Секретарша тут же упорхнула, а Пётр Савельевич серьёзным тоном сообщил:
– Раз уж спросили, то я дам вам шанс. Сейчас вы отправитесь на… – он сделал паузу, подбирая слова, – стажировку. Аристарх Тимофеевич введёт вас в курс дела. Вам будет нужно совершить хотя бы один поступок, не думая о себе, но исключительно по альтруистическим соображениям.
В кабинет вошёл молодой, лет двадцати пяти, человек, одетый во всё чёрное: сапоги, просторные штаны, прямой сюртук с воротником стойкой. При этом, несмотря на достаточно молодой возраст, он был абсолютно седым, и его коротко стриженная шевелюра резко контрастировала с одеждой. Вошедший впился в меня оценивающим взглядом. Абсолютно чёрные, без намека на цветную радужку, глаза, казалось прожигали меня насквозь. Я стоял перед ним, чувствуя себя голым и потерянным.
– Знакомьтесь, – обратился к нему чиновник, – это Роман Александрович Федотов.

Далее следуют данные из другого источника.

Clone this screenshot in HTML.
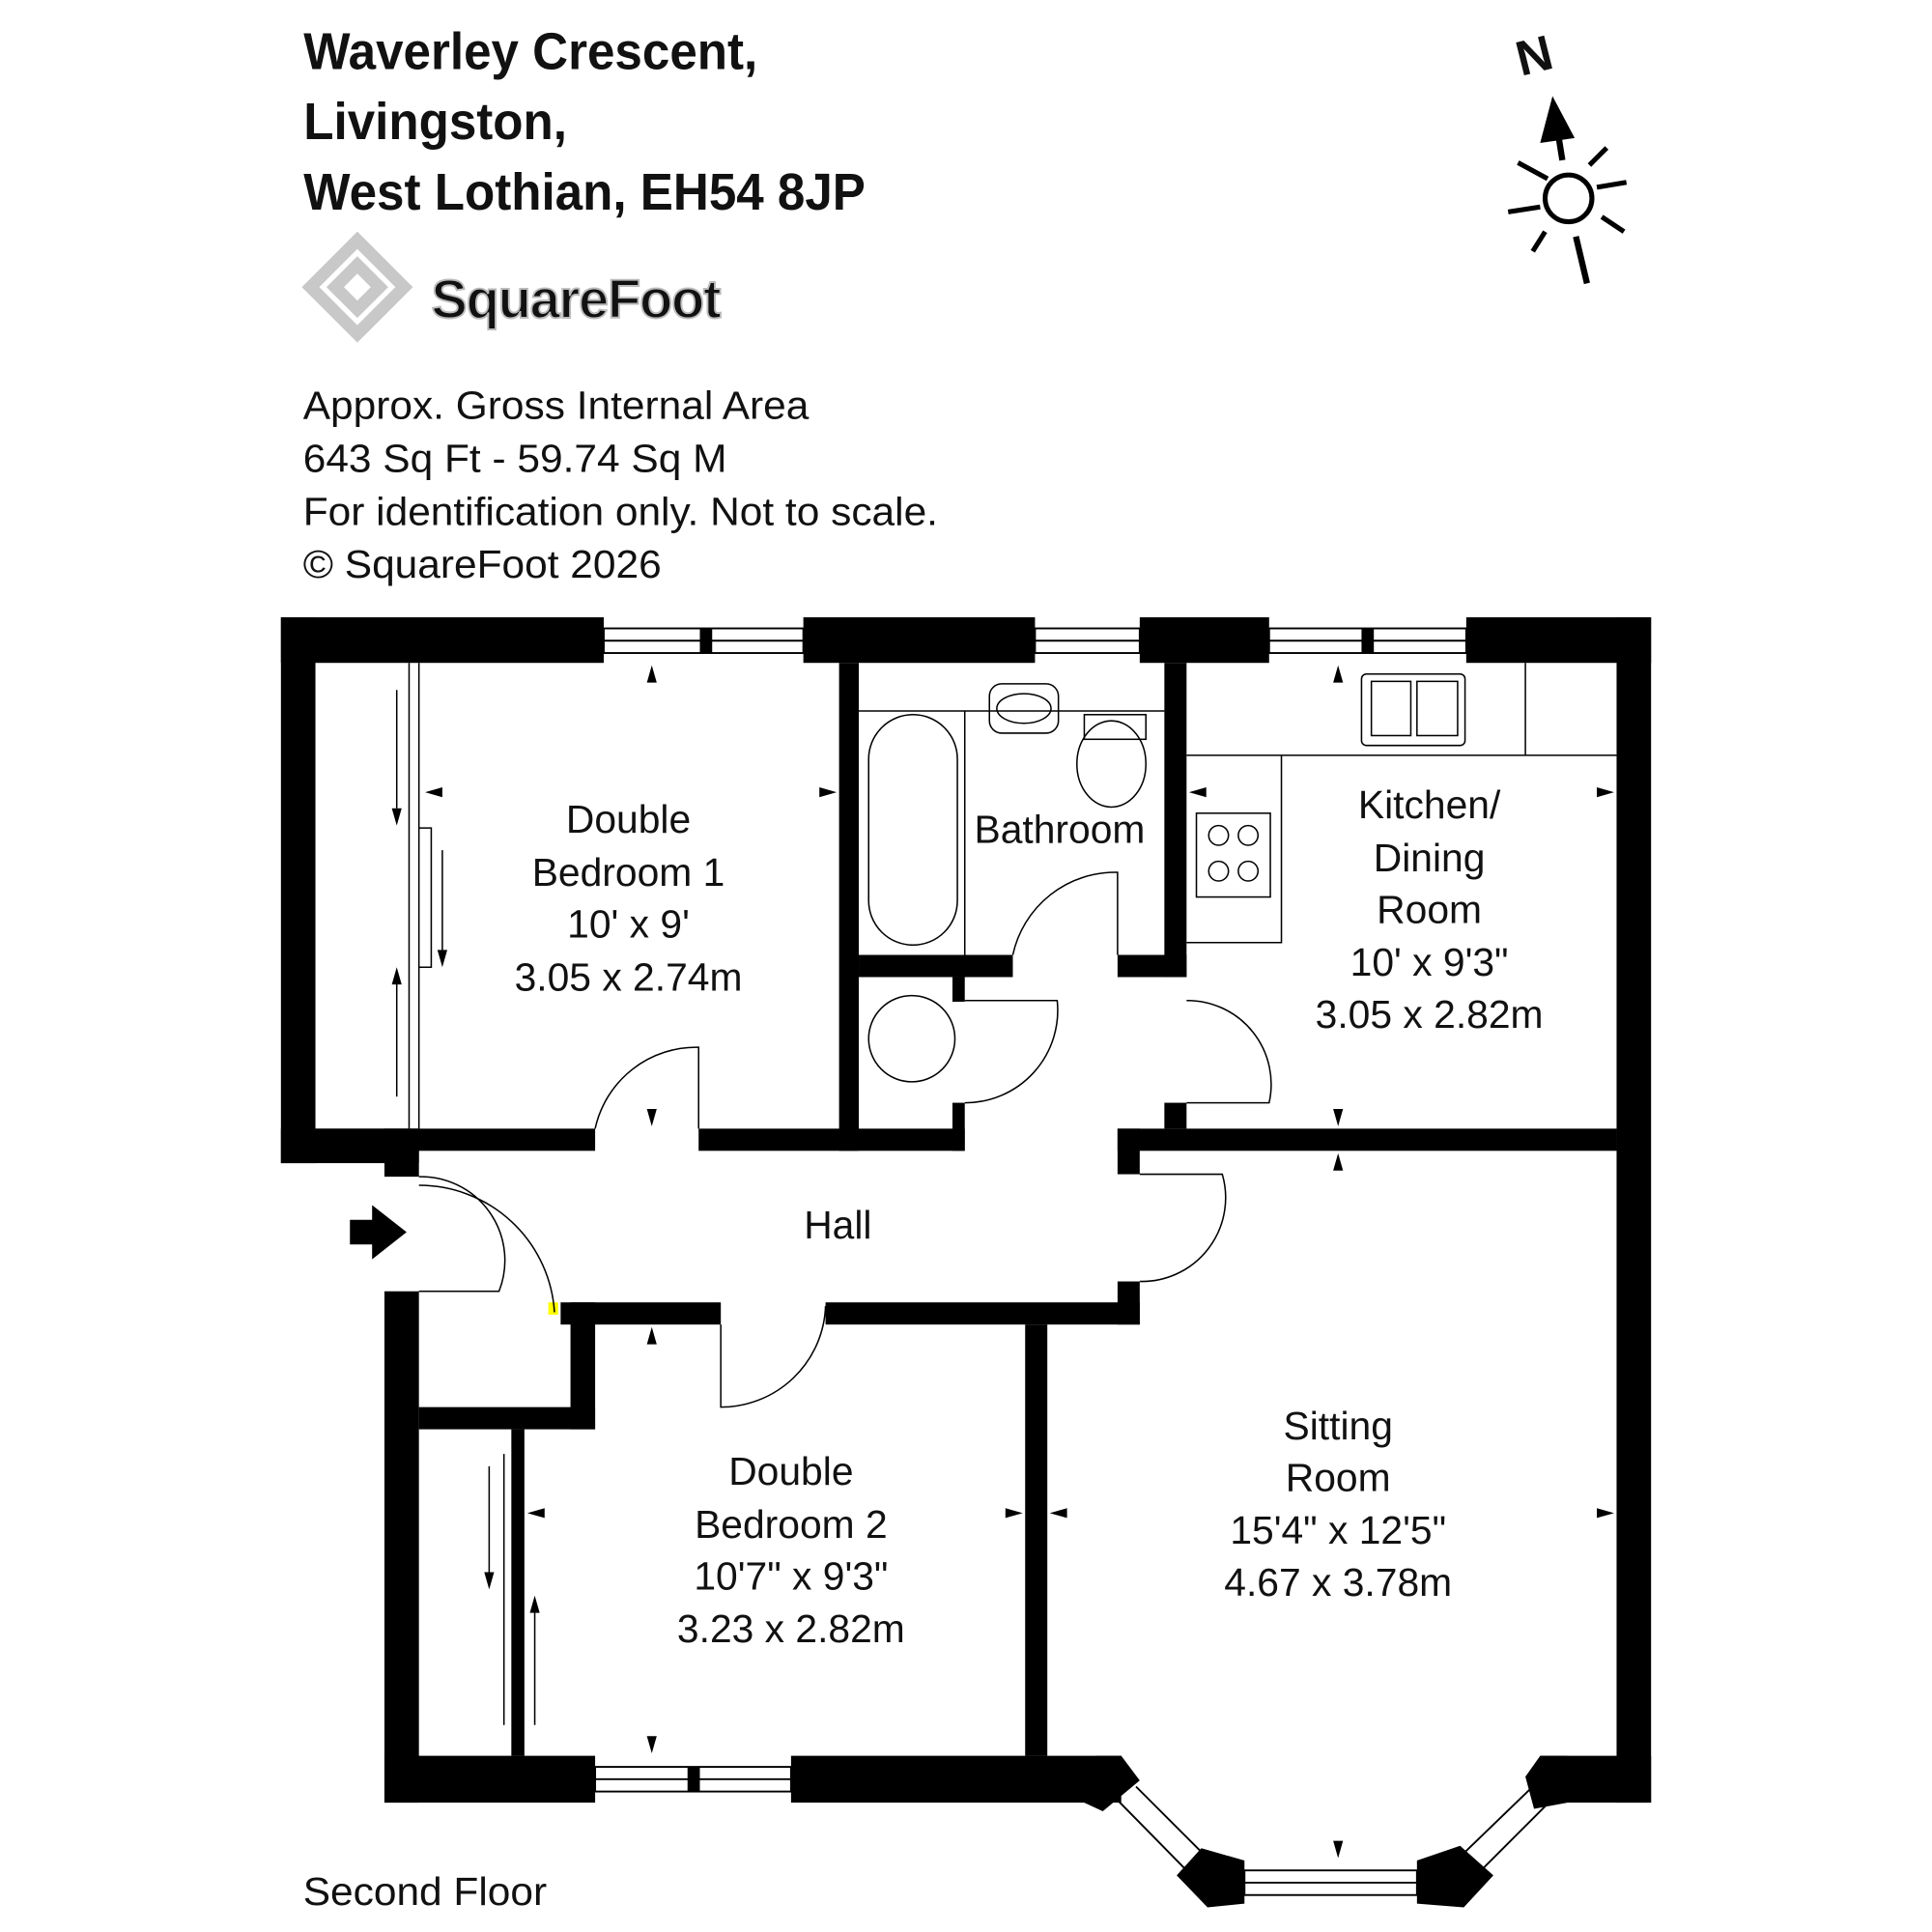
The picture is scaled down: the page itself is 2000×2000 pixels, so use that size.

Потом он повернулся ко мне и уже официально представил “чёрного”:
– Аристарх Тимофеевич Воронин. Он сопроводит вас в Гелидийскую империю, где вы проведёте ближайшее время, – Пётр Савельевич посторонился и указал на одну из дверей в глубине кабинета. – Тело вам предоставят такое же, какое у вас было на Земле, но помните, что оно не навсегда.
Воронин протянул мне руку, и я увидел, что его пальцы унизаны перстнями. Я ответил на приветствие, пытаясь унять колотящееся сердце. Рукопожатие оказалось сухим и сильным, мои ладони, наоборот, моментально вспотели. Моя рука оказалась словно в тисках, и пальцы неожиданно пронзила острая боль — один из перстней был повернут камнем внутрь, и тот впился мне в кожу.
Я еле удержался от вскрика, со смущением отнял руку и постарался незаметно вытереть её о свои штаны. Камень полыхнул черным, и Воронин опустил руку.
Мы подошли к двери, на которую указал Пётр Савельевич, за ней оказалась чернильная темнота.
– Вы первый, – негромко произнёс Воронин, пропуская меня вперёд.
Я шагнул в неизвестность и провалился в пустоту. Голова закружилась, я начал задыхаться.